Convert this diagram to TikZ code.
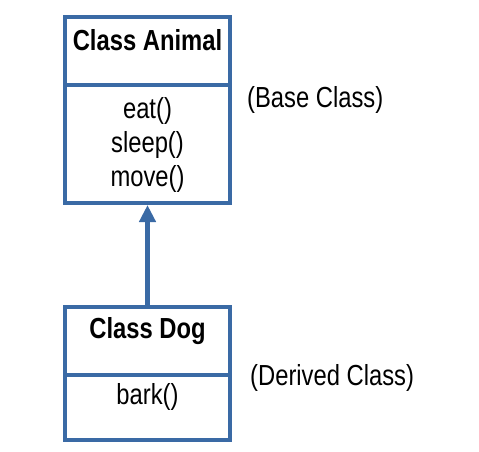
\documentclass[tikz,border=0pt]{standalone}
\usepackage{fontspec}
\setmainfont[FakeStretch=0.82]{Liberation Sans}
\usetikzlibrary{arrows.meta}
\definecolor{umlblue}{RGB}{58,106,165}
\tikzset{
  classbox/.style={draw=umlblue, line width=4pt, rectangle, minimum width=165pt, inner sep=0pt},
  txt/.style={font=\fontsize{29}{34}\selectfont, inner sep=0pt, anchor=base, align=center},
  inherit/.style={draw=umlblue, line width=5pt, -{Triangle[width=16pt,length=17pt]}}
}
\begin{document}
\begin{tikzpicture}[x=1pt,y=-1pt]
\useasboundingbox (0,0) rectangle (479,451);
\node[classbox, minimum height=68pt] (animalhead) at (147.5,51) {};
\node[classbox, minimum height=118pt] (animalbody) at (147.5,144) {};
\node[classbox, minimum height=68pt] (doghead) at (147.5,341) {};
\node[classbox, minimum height=65pt] (dogbody) at (147.5,407.5) {};
\node[txt, font=\fontsize{29}{34}\selectfont\bfseries] (animalname) at (147.5,50) {Class Animal};
\node[txt] (animalops) at (147.5,186) {eat()\\sleep()\\move()};
\node[txt, font=\fontsize{29}{34}\selectfont\bfseries] (dogname) at (147.5,338) {Class Dog};
\node[txt] (dogops) at (147.5,404) {bark()};
\node[txt, anchor=base west] (baselbl) at (247,107) {(Base Class)};
\node[txt, anchor=base west] (derivedlbl) at (250,385) {(Derived Class)};
\draw[inherit] (doghead.north) -- (animalbody.south);
\end{tikzpicture}
\end{document}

#### [Job]
Transcribe the listing in full and omit the pictures.

#### [Solution below]
Convert this diagram to TikZ code.
\documentclass[tikz,border=0pt]{standalone}
\usepackage{fontspec}
\setmainfont[FakeStretch=0.82]{Liberation Sans}
\usetikzlibrary{arrows.meta}
\definecolor{umlblue}{RGB}{58,106,165}
\tikzset{
  classbox/.style={draw=umlblue, line width=4pt, rectangle, minimum width=165pt, inner sep=0pt},
  txt/.style={font=\fontsize{29}{34}\selectfont, inner sep=0pt, anchor=base, align=center},
  inherit/.style={draw=umlblue, line width=5pt, -{Triangle[width=16pt,length=17pt]}}
}
\begin{document}
\begin{tikzpicture}[x=1pt,y=-1pt]
\useasboundingbox (0,0) rectangle (479,451);
\node[classbox, minimum height=68pt] (animalhead) at (147.5,51) {};
\node[classbox, minimum height=118pt] (animalbody) at (147.5,144) {};
\node[classbox, minimum height=68pt] (doghead) at (147.5,341) {};
\node[classbox, minimum height=65pt] (dogbody) at (147.5,407.5) {};
\node[txt, font=\fontsize{29}{34}\selectfont\bfseries] (animalname) at (147.5,50) {Class Animal};
\node[txt] (animalops) at (147.5,186) {eat()\\sleep()\\move()};
\node[txt, font=\fontsize{29}{34}\selectfont\bfseries] (dogname) at (147.5,338) {Class Dog};
\node[txt] (dogops) at (147.5,404) {bark()};
\node[txt, anchor=base west] (baselbl) at (247,107) {(Base Class)};
\node[txt, anchor=base west] (derivedlbl) at (250,385) {(Derived Class)};
\draw[inherit] (doghead.north) -- (animalbody.south);
\end{tikzpicture}
\end{document}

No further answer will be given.